Cross-border arrangements are arrangements involving at least two EU jurisdictions, or at least one EU jurisdiction and one or more non-EU jurisdictions. If a tax arrangement only involves one tax jurisdiction or only non-EU tax jurisdictions, the arrangement is not considered to be of a relevant cross-border nature and will then not be reportable.
The hallmarks describe certain characteristics of arrangements; they are broadly worded and are expected to apply to a wide range of transactions. In some specifically mentioned cases the tax arrangement only becomes reportable if the main or expected benefit of the arrangement is a tax advantage. Important to note is that DAC6 does not only capture cross-border tax arrangements that can be perceived as being aggressive.
The first type of hallmarks to identify reportable tax arrangements by way of looking at the engagement with the intermediary (e.g. the tax adviser). If the engagement provides for a confidentiality clause, a success fee or the tax arrangement is based on standardised documentation/structures, the tax arrangement may become reportable.
The second type of hallmarks regard the specifics of the tax arrangement itself. Specific hallmarks identify amongst others:
- tax arrangements that are based on the trade and use of loss-making companies,
- the conversion of one type of income or capital into another category of income to be able to use lower tax rates,
- international company restructuring,
- claiming depreciations or double tax relief in more than one jurisdiction or the deduction of payments while the payments are not taxable with the recipient
- arrangements to circumvent reporting obligations or to make the ultimate beneficial owners unidentifiable
- arrangements making use of specifics of transfer pricing rules in various jurisdictions, such as safe harbour rules, the transfer of hard-to-value intangibles, business restructuring resulting in a more than 50% reduction of the effective tax rate.
In most cases the tax arrangement becomes reportable if any of the mentioned hallmarks are met, regardless of whether or not the arrangement leads to a lower tax burden. However, in some cases the tax arrangement is only reportable if the main benefit test is met, meaning that:
the main benefit or one of the main benefits which, having regard to all relevant facts and circumstances, a person may reasonably expect to derive from an arrangement is the obtaining of a tax advantage.
The first reportable transactions will be those, of which the first implementation step occurs between 25 June 2018 and 1 July 2020 (the date of application of the Directive). The reporting deadline for these "legacy arrangements" is 31 August 2020.
As from 1 July 2020, cross-border tax arrangements become reportable within 30 days after on of the following instances occur:
(a) the reportable cross-border arrangement is made available for implementation; or
(b) the reportable cross-border arrangement is ready for implementation; or
(c) the first step in the implementation of the reportable cross-border arrangement has been made.

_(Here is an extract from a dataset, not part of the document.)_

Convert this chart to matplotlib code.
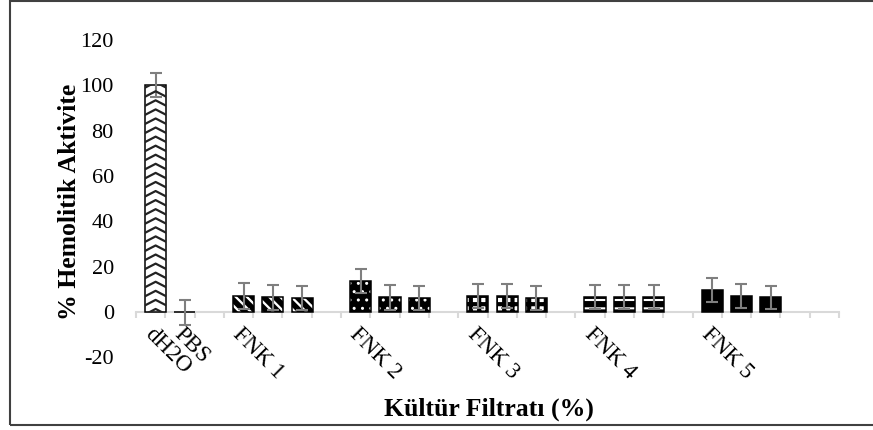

The reportable tax arrangements are to be filed with the local tax authorities. Next to that, the EU will set up a system for the mandatory exchange of information on such reportable cross-border schemes via the Common Consolidated Network (CCN). This means that any reportable tax arrangement is going to be shared by the local tax authorities with the tax authorities of all other EU member states. Please note, that the information should not become available for public use.
The filing obligation lies primarily with the intermediary who has made the tax arrangement available or is involved in the implementation process (tax adviser, lawyer, or other service provider). If a taxpayer (company or person) has not made use of an intermediary, but has exclusively used its own inhouse tax expertise in respect of the tax arrangement at hand, the reporting obligation shifts to the taxpayer.